Comparing fundamental groups of a complex orbifolds and their resolutions. Let $X$ be a complex manifold with quotient singularities, and let $\tilde X$ be its resolution (that exists, for example, by Hironaka). Then I am pretty sure that $\pi_1(X)\cong \pi_1(\tilde X)$.


*

*Question.  Is there a reference for such a statement? At least in dimension 3?


The reason why this should be true is that it should be possible to find such a resolution of $X$ that the preimage of each point in $\tilde X$ is simply connected ($\mathbb CP^n/G$ is simply-connected for finite $G$). Then everything follows from a standard topological lemma.
I guess this statement should be true as well if $X$ is a complex analytic variety with arbitrary Kawamata log terminal singularities (because Fano manifolds are simply connected). I would be grateful for a reference for any kind of such statement.  
ADDED. As Francesco says in his answer, this statement is classical for surfaces. I would like to have a reference what would cover at least the case of $3$-folds with non-isolated quotient singularities (say with abelian stabilisers). 
UPD. The question is now 100% settled by the reference provided by the answer of Benoit.
 A: A reference is Theorem 7.8 of the article by Kollar: "Shafarevich maps and plurigenera of algebraic varieties", Invent. Math. 113. This proves the equality of fundamental groups for quotient singualrities in all dimensions and also for algebraic fundamental groups in the case of klt
singularities.
A: The proof of simple connectedness of a 
resolution of  quotient singularities is in this paper of mine
http://arxiv.org/abs/math/9903175 Theorem 4.1
(published in Asian J. Math. 4, 2000, no. 3, 553-563), 
but I guess it was known to Bogomolov
long ago (and maybe even published in some of his papers)
A: Dear Dmitri,
the result you hope is also true (ie when X has only klt singularities, its fundamental group is isomorphic to the one of any of its desingularization). This theorem is due to Takayama (Local simple connectedness of resolution of log-terminal singularities, International journal of Math 2003).
Bests, Benoît
A: Your statement is surely true in the following two cases:


*

*$\dim X=2$. In this case something stronger is true; in fact, if $X$ is a surface with only rational singularities and $\tilde{X}$ is a resolution of singularities, then 
$\pi_1(\tilde{X})=\pi_1(X)$. This because the resolution of a rational $2$-dimensional singularity is alwais given by a bunch of rational curves, in particular the exceptional locus is simply connected, so you can conclude by Seifert-Van Kampen theorem. Thi argument is used for instance in the paper of R. Barlow


"A symply connected surface of general type with $p_g=0$", Invent. Math.79.


*

*$\dim X$ is arbitrary and all singularities of $X$ are isolated cyclic quotient singularities. In fact, by a result of Fujiki, an isolated cyclic quotient singularity can always be resolved by a normal crossing divisor whose components are smooth rational varieties, so you can apply again Seifert-Van Kampen theorem.

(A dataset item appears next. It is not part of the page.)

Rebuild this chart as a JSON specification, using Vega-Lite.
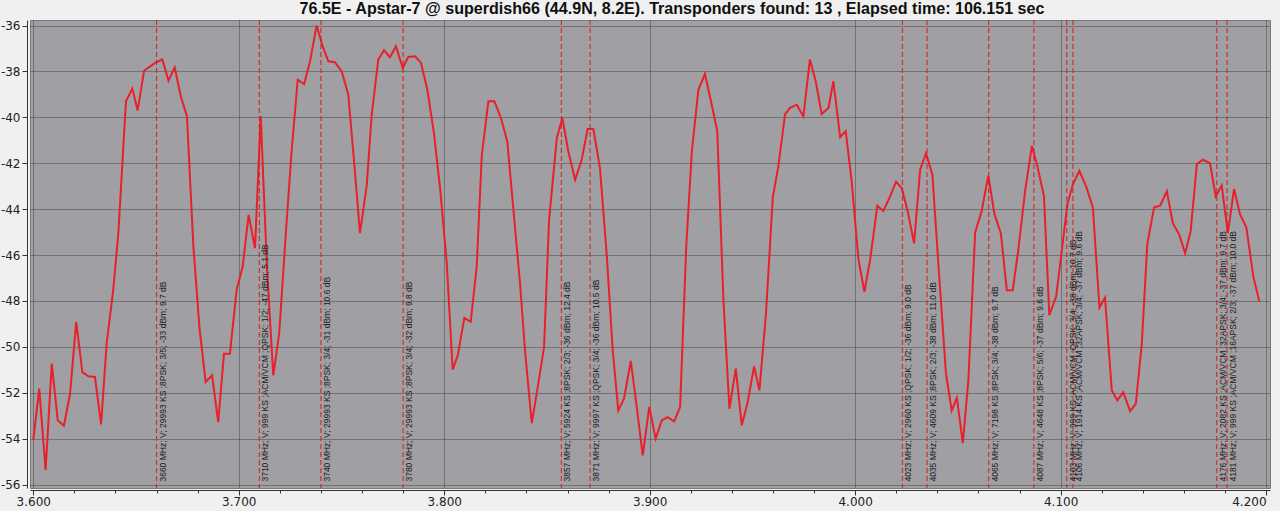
{
  "$schema": "https://vega.github.io/schema/vega-lite/v6.json",
  "width": 1240,
  "height": 468,
  "autosize": "none",
  "padding": {"left": 30, "top": 20, "right": 10, "bottom": 23},
  "background": "#f0f0f0",
  "title": {"text": "76.5E - Apstar-7 @ superdish66 (44.9N, 8.2E). Transponders found: 13 , Elapsed time: 106.151 sec", "font": "Liberation Sans", "fontSize": 16.1, "fontWeight": "bold", "color": "#111111", "offset": 2, "anchor": "middle", "dx": 22},
  "config": {"view": {"fill": "#a0a0a4", "stroke": "#7a7a7a"}},
  "datasets": {
    "spectrum": [
      {"f": 3.6000, "v": -54.05}, {"f": 3.6029, "v": -51.82}, {"f": 3.6060, "v": -55.36}, {"f": 3.6090, "v": -50.73},
      {"f": 3.6119, "v": -53.2}, {"f": 3.6149, "v": -53.44}, {"f": 3.6179, "v": -52.04}, {"f": 3.6209, "v": -48.91},
      {"f": 3.6239, "v": -51.1}, {"f": 3.6268, "v": -51.28}, {"f": 3.6300, "v": -51.31}, {"f": 3.6330, "v": -53.38},
      {"f": 3.6357, "v": -49.86}, {"f": 3.6389, "v": -47.53}, {"f": 3.6414, "v": -45.05}, {"f": 3.6451, "v": -39.3},
      {"f": 3.6482, "v": -38.75}, {"f": 3.6508, "v": -39.7}, {"f": 3.6539, "v": -37.97}, {"f": 3.6598, "v": -37.6},
      {"f": 3.6628, "v": -37.48}, {"f": 3.6658, "v": -38.4}, {"f": 3.6688, "v": -37.82}, {"f": 3.6718, "v": -39.09},
      {"f": 3.6748, "v": -39.96}, {"f": 3.6779, "v": -45.6}, {"f": 3.6809, "v": -49.2}, {"f": 3.6839, "v": -51.53},
      {"f": 3.6870, "v": -51.24}, {"f": 3.6900, "v": -53.28}, {"f": 3.6928, "v": -50.3}, {"f": 3.6957, "v": -50.3},
      {"f": 3.6990, "v": -47.5}, {"f": 3.7019, "v": -46.5}, {"f": 3.7048, "v": -44.25}, {"f": 3.7079, "v": -45.7},
      {"f": 3.7107, "v": -39.96}, {"f": 3.7137, "v": -46.5}, {"f": 3.7168, "v": -51.24}, {"f": 3.7197, "v": -49.4},
      {"f": 3.7228, "v": -45.2}, {"f": 3.7257, "v": -41.5}, {"f": 3.7287, "v": -38.36}, {"f": 3.7318, "v": -38.55},
      {"f": 3.7347, "v": -37.56}, {"f": 3.7379, "v": -36.0}, {"f": 3.7408, "v": -36.9}, {"f": 3.7436, "v": -37.56},
      {"f": 3.7468, "v": -37.6}, {"f": 3.7501, "v": -38.0}, {"f": 3.7533, "v": -39.0}, {"f": 3.7562, "v": -42.0},
      {"f": 3.7590, "v": -45.05}, {"f": 3.7623, "v": -42.95}, {"f": 3.7647, "v": -39.9}, {"f": 3.7679, "v": -37.48},
      {"f": 3.7707, "v": -37.08}, {"f": 3.7736, "v": -37.38}, {"f": 3.7765, "v": -36.9}, {"f": 3.7798, "v": -37.85},
      {"f": 3.7825, "v": -37.37}, {"f": 3.7858, "v": -37.34}, {"f": 3.7887, "v": -37.63}, {"f": 3.7918, "v": -38.8},
      {"f": 3.7950, "v": -40.7}, {"f": 3.7980, "v": -43.1}, {"f": 3.8012, "v": -46.3}, {"f": 3.8041, "v": -50.99},
      {"f": 3.8066, "v": -50.37}, {"f": 3.8098, "v": -48.74}, {"f": 3.8129, "v": -48.91}, {"f": 3.8158, "v": -46.5},
      {"f": 3.8183, "v": -41.63}, {"f": 3.8215, "v": -39.3}, {"f": 3.8244, "v": -39.3}, {"f": 3.8276, "v": -40.03},
      {"f": 3.8307, "v": -41.05}, {"f": 3.8336, "v": -43.96}, {"f": 3.8369, "v": -47.23}, {"f": 3.8393, "v": -50.15},
      {"f": 3.8426, "v": -53.32}, {"f": 3.8458, "v": -51.6}, {"f": 3.8486, "v": -50.0}, {"f": 3.8510, "v": -44.5},
      {"f": 3.8548, "v": -40.9}, {"f": 3.8575, "v": -40.03}, {"f": 3.8604, "v": -41.49}, {"f": 3.8637, "v": -42.72},
      {"f": 3.8669, "v": -41.85}, {"f": 3.8698, "v": -40.51}, {"f": 3.8726, "v": -40.51}, {"f": 3.8758, "v": -42.22},
      {"f": 3.8791, "v": -46.0}, {"f": 3.8820, "v": -50.15}, {"f": 3.8847, "v": -52.77}, {"f": 3.8875, "v": -52.26},
      {"f": 3.8908, "v": -50.61}, {"f": 3.8937, "v": -52.62}, {"f": 3.8966, "v": -54.73}, {"f": 3.8998, "v": -52.62},
      {"f": 3.9029, "v": -54.0}, {"f": 3.9059, "v": -53.2}, {"f": 3.9088, "v": -53.06}, {"f": 3.9119, "v": -53.25},
      {"f": 3.9148, "v": -52.62}, {"f": 3.9178, "v": -45.6}, {"f": 3.9205, "v": -41.49}, {"f": 3.9237, "v": -38.8},
      {"f": 3.9269, "v": -38.11}, {"f": 3.9299, "v": -39.33}, {"f": 3.9329, "v": -40.6}, {"f": 3.9359, "v": -48.0},
      {"f": 3.9388, "v": -52.7}, {"f": 3.9419, "v": -50.95}, {"f": 3.9448, "v": -53.42}, {"f": 3.9477, "v": -52.4},
      {"f": 3.9508, "v": -50.85}, {"f": 3.9534, "v": -51.9}, {"f": 3.9566, "v": -48.55}, {"f": 3.9599, "v": -43.5},
      {"f": 3.9626, "v": -42.14}, {"f": 3.9659, "v": -39.86}, {"f": 3.9683, "v": -39.59}, {"f": 3.9716, "v": -39.45},
      {"f": 3.9748, "v": -39.96}, {"f": 3.9780, "v": -37.48}, {"f": 3.9808, "v": -38.43}, {"f": 3.9837, "v": -39.86},
      {"f": 3.9870, "v": -39.59}, {"f": 3.9894, "v": -38.43}, {"f": 3.9927, "v": -40.87}, {"f": 3.9954, "v": -40.6},
      {"f": 3.9983, "v": -42.79}, {"f": 4.0016, "v": -46.2}, {"f": 4.0045, "v": -47.6}, {"f": 4.0073, "v": -46.2},
      {"f": 4.0108, "v": -43.85}, {"f": 4.0137, "v": -44.08}, {"f": 4.0170, "v": -43.45}, {"f": 4.0199, "v": -42.8},
      {"f": 4.0227, "v": -43.09}, {"f": 4.0256, "v": -44.11}, {"f": 4.0287, "v": -45.49}, {"f": 4.0316, "v": -42.29},
      {"f": 4.0345, "v": -41.56}, {"f": 4.0376, "v": -42.51}, {"f": 4.0408, "v": -46.8}, {"f": 4.0442, "v": -51.17},
      {"f": 4.0470, "v": -52.77}, {"f": 4.0495, "v": -52.22}, {"f": 4.0524, "v": -54.19}, {"f": 4.0551, "v": -51.46},
      {"f": 4.0584, "v": -45.02}, {"f": 4.0616, "v": -44.07}, {"f": 4.0648, "v": -42.54}, {"f": 4.0678, "v": -44.22},
      {"f": 4.0709, "v": -45.05}, {"f": 4.0738, "v": -47.53}, {"f": 4.0767, "v": -47.53}, {"f": 4.0794, "v": -45.78},
      {"f": 4.0827, "v": -43.22}, {"f": 4.0860, "v": -41.24}, {"f": 4.0889, "v": -42.22}, {"f": 4.0919, "v": -43.45},
      {"f": 4.0945, "v": -48.62}, {"f": 4.0978, "v": -47.82}, {"f": 4.1006, "v": -45.78}, {"f": 4.1033, "v": -43.78},
      {"f": 4.1059, "v": -42.94}, {"f": 4.1091, "v": -42.33}, {"f": 4.1124, "v": -43.01}, {"f": 4.1157, "v": -43.93},
      {"f": 4.1189, "v": -48.29}, {"f": 4.1216, "v": -47.86}, {"f": 4.1249, "v": -51.9}, {"f": 4.1276, "v": -52.33},
      {"f": 4.1305, "v": -51.97}, {"f": 4.1338, "v": -52.8}, {"f": 4.1366, "v": -52.48}, {"f": 4.1395, "v": -49.86},
      {"f": 4.1422, "v": -45.5}, {"f": 4.1455, "v": -43.92}, {"f": 4.1484, "v": -43.85}, {"f": 4.1517, "v": -43.22},
      {"f": 4.1546, "v": -44.61}, {"f": 4.1578, "v": -45.12}, {"f": 4.1606, "v": -45.93}, {"f": 4.1633, "v": -44.95},
      {"f": 4.1663, "v": -42.04}, {"f": 4.1692, "v": -41.85}, {"f": 4.1727, "v": -42.0}, {"f": 4.1755, "v": -43.45},
      {"f": 4.1784, "v": -42.97}, {"f": 4.1814, "v": -45.05}, {"f": 4.1844, "v": -43.12}, {"f": 4.1873, "v": -44.22},
      {"f": 4.1904, "v": -44.8}, {"f": 4.1938, "v": -46.94}, {"f": 4.1967, "v": -48.03}
    ],
    "tp": [
      {"tf": 3.660, "label": "3660 MHz; V; 29993 KS ;8PSK; 3/5; -33 dBm; 9.7 dB"},
      {"tf": 3.710, "label": "3710 MHz; V; 999 KS ;ACM/VCM ;QPSK; 1/2; -47 dBm; 5.1 dB"},
      {"tf": 3.740, "label": "3740 MHz; V; 29993 KS ;8PSK; 3/4; -31 dBm; 10.6 dB"},
      {"tf": 3.780, "label": "3780 MHz; V; 29993 KS ;8PSK; 3/4; -32 dBm; 9.8 dB"},
      {"tf": 3.857, "label": "3857 MHz; V; 5924 KS ;8PSK; 2/3; -36 dBm; 12.4 dB"},
      {"tf": 3.871, "label": "3871 MHz; V; 9997 KS ;QPSK; 3/4; -36 dBm; 10.5 dB"},
      {"tf": 4.023, "label": "4023 MHz; V; 2960 KS ;QPSK; 1/2; -36 dBm; 9.0 dB"},
      {"tf": 4.035, "label": "4035 MHz; V; 4609 KS ;8PSK; 2/3; -38 dBm; 11.0 dB"},
      {"tf": 4.065, "label": "4065 MHz; V; 7198 KS ;8PSK; 3/4; -38 dBm; 9.7 dB"},
      {"tf": 4.087, "label": "4087 MHz; V; 4648 KS ;8PSK; 5/6; -37 dBm; 9.6 dB"},
      {"tf": 4.103, "label": "4103 MHz; V; 999 KS ;ACM/VCM ;QPSK; 3/4; -38 dBm; 10.7 dB"},
      {"tf": 4.106, "label": "4106 MHz; V; 1914 KS ;ACM/VCM ;32APSK; 3/4; -37 dBm; 9.6 dB"},
      {"tf": 4.176, "label": "4176 MHz; V; 2082 KS ;ACM/VCM ;32APSK; 3/4; -37 dBm; 9.7 dB"},
      {"tf": 4.181, "label": "4181 MHz; V; 999 KS ;ACM/VCM ;16APSK; 2/3; -37 dBm; 10.0 dB"}
    ]
  },
  "layer": [
    {
      "data": {"name": "spectrum"},
      "mark": {"type": "line", "color": "#e8202a", "strokeWidth": 2},
      "encoding": {
        "x": {
          "field": "f", "type": "quantitative",
          "scale": {"domain": [3.5984, 4.2019], "nice": false, "zero": false},
          "axis": {
            "title": null,
            "values": [3.6, 3.61, 3.62, 3.63, 3.64, 3.65, 3.66, 3.67, 3.68, 3.69, 3.7, 3.71, 3.72, 3.73, 3.74, 3.75, 3.76, 3.77, 3.78, 3.79, 3.8, 3.81, 3.82, 3.83, 3.84, 3.85, 3.86, 3.87, 3.88, 3.89, 3.9, 3.91, 3.92, 3.93, 3.94, 3.95, 3.96, 3.97, 3.98, 3.99, 4.0, 4.01, 4.02, 4.03, 4.04, 4.05, 4.06, 4.07, 4.08, 4.09, 4.1, 4.11, 4.12, 4.13, 4.14, 4.15, 4.16, 4.17, 4.18, 4.19, 4.2],
            "labelExpr": "round(datum.value*1000) % 50 == 0 ? format(datum.value, '.3f') : ''",
            "labelAlign": {"condition": {"test": "datum.value > 4.19", "value": "right"}, "value": "center"},
            "tickSize": {"condition": {"test": "round(datum.value*1000) % 50 == 0", "value": 5}, "value": 3},
            "grid": true,
            "gridOpacity": {"condition": {"test": "round(datum.value*1000) % 50 == 0", "value": 1}, "value": 0},
            "gridColor": "#454545", "gridDash": [1, 1], "gridWidth": 1,
            "offset": 2,
            "domainColor": "#333333", "tickColor": "#333333",
            "labelFont": "DejaVu Sans", "labelFontSize": 12, "labelColor": "#222222", "labelPadding": 1,
            "labelFlush": false, "labelOverlap": false
          }
        },
        "y": {
          "field": "v", "type": "quantitative",
          "scale": {"domain": [-56.15, -35.76], "nice": false, "zero": false},
          "axis": {
            "title": null,
            "values": [-56, -54, -52, -50, -48, -46, -44, -42, -40, -38, -36],
            "labelExpr": "datum.value + ''",
            "grid": true, "gridColor": "#454545", "gridDash": [1, 1], "gridWidth": 1,
            "offset": 3, "tickSize": 5,
            "domainColor": "#333333", "tickColor": "#333333",
            "labelFont": "DejaVu Sans", "labelFontSize": 12, "labelColor": "#222222", "labelPadding": 2
          }
        }
      }
    },
    {
      "data": {"name": "tp"},
      "mark": {"type": "rule", "color": "#d41c1c", "strokeDash": [5, 3], "strokeWidth": 1},
      "encoding": {"x": {"field": "tf", "type": "quantitative"}}
    },
    {
      "data": {"name": "tp"},
      "mark": {"type": "text", "angle": 270, "align": "left", "baseline": "top", "dx": 3, "dy": 2, "font": "Liberation Sans", "fontSize": 8.5, "color": "#1a1a1a"},
      "encoding": {
        "x": {"field": "tf", "type": "quantitative"},
        "y": {"datum": -56},
        "text": {"field": "label"}
      }
    }
  ]
}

This argument is used in the paper of Bauer, Catanese, Pignatelli, Grunewald 
Quotients of products of curves, new surfaces with $p_g=0$ and their fundamental groups
in order to compute the fundamental group of a quotient of the form $(C_1 \times C_2 \times \cdots \times C_n)/G$, where the $C_i$ are smooth curves (see in particular Remark 2.4).
I do not know whether the result is true in full generality. In fact, given a finite group $G$ acting on a simply connected manifold $V$, by a result of Armstrong (Proc. Amer. Math. Soc. 84) one has 
$\pi_1(V/G)=G/E$,
where $E$ is the subgroup of elements having fixed points.    
In your case $V=\mathbb{C}^n$, and if $\mathbb{C}^n/G$ is simply connected, i.e. if $G=E$,  then you can apply Seifert-Van Kampen again. Therefore it seems to me that your question is related to the following one:
Does any cyclic group $\langle g \rangle$ acting on $\mathbb{C}^n$ have a fixed point?
If $g$ is a polynomial automorphism then the answer is yes, but in general this is an open problem for $n \geq 3$ (for $n=2$ it is true since any finite group acting on $\mathbb{C}^2$ is linearizable by a result of Suzuki).   
You can find more on this topic (and several related references) in the paper by Kraft and Schwarz "Finite automorphisms of affine $n$-spaces".